To Lyman’s surprise, the FATF had flagged the supervision of Gibraltar’s ‘high risk’ gambling sector as a regulatory concern that required tougher monitoring of domiciled businesses.
Speaking to delegates at the KPMG Gibraltar e-Gambling Summit, he stated that media headlines were ‘lurid and skewed media headlines’, as he outlined his belief that “there are no fundamental, systemic, AML/TF weaknesses in this jurisdiction, and that Gibraltar now has a strong AML and TF system which makes the greylisting decision more difficult to cope with.”
From his own interpretation of FATF’s rulings, Lyman detailed there are only two action points to address on ‘successful confiscation cases’ (a subject of law and police) and supervisors imposing proportionate and effective sanctions where appropriate.
Highlighting the latter action point, that has led to Gibraltar being subject to enhanced FATF monitoring, he outlined a spotlight has been placed on the ‘efficacy of gambling supervision in the jurisdiction’ and the imposition of appropriate sanctions.
Lyman also defended the Gambling Commission’s record on supervising ‘high-risk’ gambling businesses, stating his opinion that had the FATF accepted that the range of sanctions imposed by the Gambling Division in the post-observation period were effective and proportionate. “It may be that Gibraltar would not have been placed on the greylist at all. That is my perception,” he noted.

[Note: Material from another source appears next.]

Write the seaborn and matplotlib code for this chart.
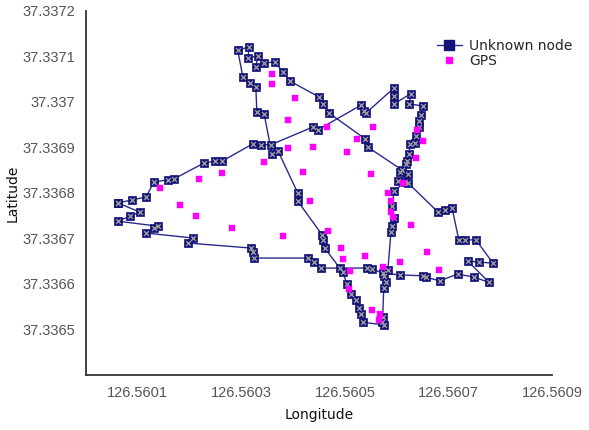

He later acknowledged: “This is the shortest action plan for any greylisted jurisdiction, and a different outcome may have been to return Gibraltar to Moneyval enhanced monitoring; as happened with the Isle of Man. Unfortunately, this alternative was not adopted.”
Lyman also noted that as a jurisdiction that serves as a financial center for a significant segment of the gambling sector, Gibraltar had been held to a standard that is exacting.
“Certainly, we present zero risk to the UK, our biggest gambling market, as our UK facing firms are dual regulated, EU business is not conducted from Gibraltar and ROW jurisdictions are protected by our developed regulatory regime, where their domestic digital gambling supervisory regimes are underdeveloped or non-existent.”
Dealt its hand, Gibraltar’s Gambling Commission will ‘assault the summit again’ and prove that it is a robust regulatory regime. Yet, Lyman outlined that it would not “artificially adapt standards to accommodate enforcement cases.”
Standing firm, the Commission will bring forward some onsite visits which may not have been anticipated until a later date and may require operators to provide further data to complete a conduct effectiveness survey.
“I do not see the objective as imposing more sanctions per se, but proving out the overall effectiveness of our regime and imposing sanctions where necessary and in a proportionate manner,” Lyman added.
“There will be those who question whether the Government or its agents in this process could have done better or presented the case better.
“All I can say is that because of the professionalism of the core team that has worked tirelessly on Moneyval/ FATF issues, Gibraltar is far from bearing the hallmarks of an archetypal ‘greylist’ jurisdiction and is in many respects a flagship jurisdiction for the way it has massively improved its AML and TF systems in a difficult period for all jurisdictions.
“I am determined to see a successful outcome in this area over the line, but in a fair and balanced way. This is a mutual evaluation process and we would expect the FATF to be as equally supportive of Gibraltar as we are of it in difficult and challenging circumstances.”